Consider the innocents.

When my family moved to New Orleans three years ago, we learned quickly not to spend too much time watching the news. It was just too depressing. Everyday, it seemed, a murder of some sort was reported in the metro area. One in particular stood out, and stopped us from watching the local news completely.

There was a drive-by shooting. A couple of young men drove by a house, the house of someone they knew…someone that at one point was a friend, but they had had a falling out. The shooters shot into the house, peppering it with bullets. Most of the residents in the house survived with non-lethal injuries. One did not.

A six year old boy had just gone to bed. His room faced the street. He didn’t know to hit the ground when the gunshots rang out. He had nothing to do with the argument between the astranged friends. He was an innocent.

And that night a bullet hit him in the head.

I’ll never forget that story. I don’t even know that boy’s name. But it made me realize how quickly people are to ignore the innocents surrounding them. In their blind anger, tunnel-visioned fury, they destroy much more than they ever intended. Once it’s destroyed, it cannot come back.

How careless can we be with our words? Striking out at others in passive aggressive ways, tearing each other down, and shoving the faces of former friends into the dirt, all the while wearing the smile of good intentions or carrying our sword of righteous indignation or calling it good natured debate.

And what we don’t realize…what we don’t see…are the innocents that get caught up, torn down, and shoved into the dirt at the same time.

What are we doing with our selfish need to be right? What are we doing with our crusade to prove others wrong? What are we doing with our dogmatic drive to be better, more successful, more powerful, more popular, or be the king of the mountain? What are we doing? We’re losing our real friends who stand by watching us destroy people they love as much as they love us.

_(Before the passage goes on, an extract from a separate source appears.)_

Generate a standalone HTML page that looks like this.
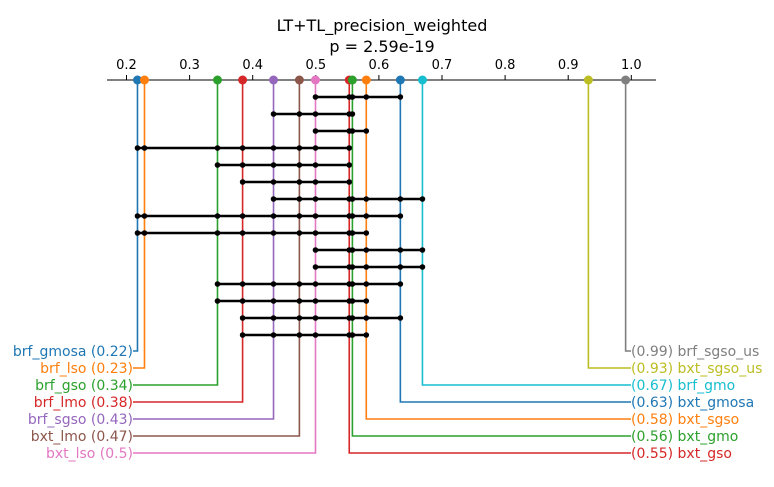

A friend came to me seeking advice. She’s upset. She’s hurt. And she’s never spoken a cross word to anyone that I know of. She has friends on the one hand and friends on the other. Friends who are attacking each other and tearing each other down in the subtle passive aggressive way that only writers can do. She’s watching these friends acting like petty children, trying to get their way by proving the other wrong, or making themselves sound like the more mature and bigger person. Her “friends” are slowly destroying their friendship with her. How can she maintain peace with friends who can’t stand one another?

And to top it all off, some of these friends are starting to push away from her because she won’t distance herself from the other friends. She’s being pulled in two. And she hates it.

Here I am. Friends with ALL of them. Hanging out on the sideline. Watching them tear each other down. Watching them draw and quarter another soft-spoken friend who only wants to create peace.

And I say ENOUGH!

Stop it. Please just stop it. Your words between each other are hurting your innocent friends. Your snide battle is causing deeper trenches than you realize. Stop being petty. Stop trying to be right. And go mend the friendships you’re messing up.

Don’t be that drive-by shooter. Consider the innocents before you fire.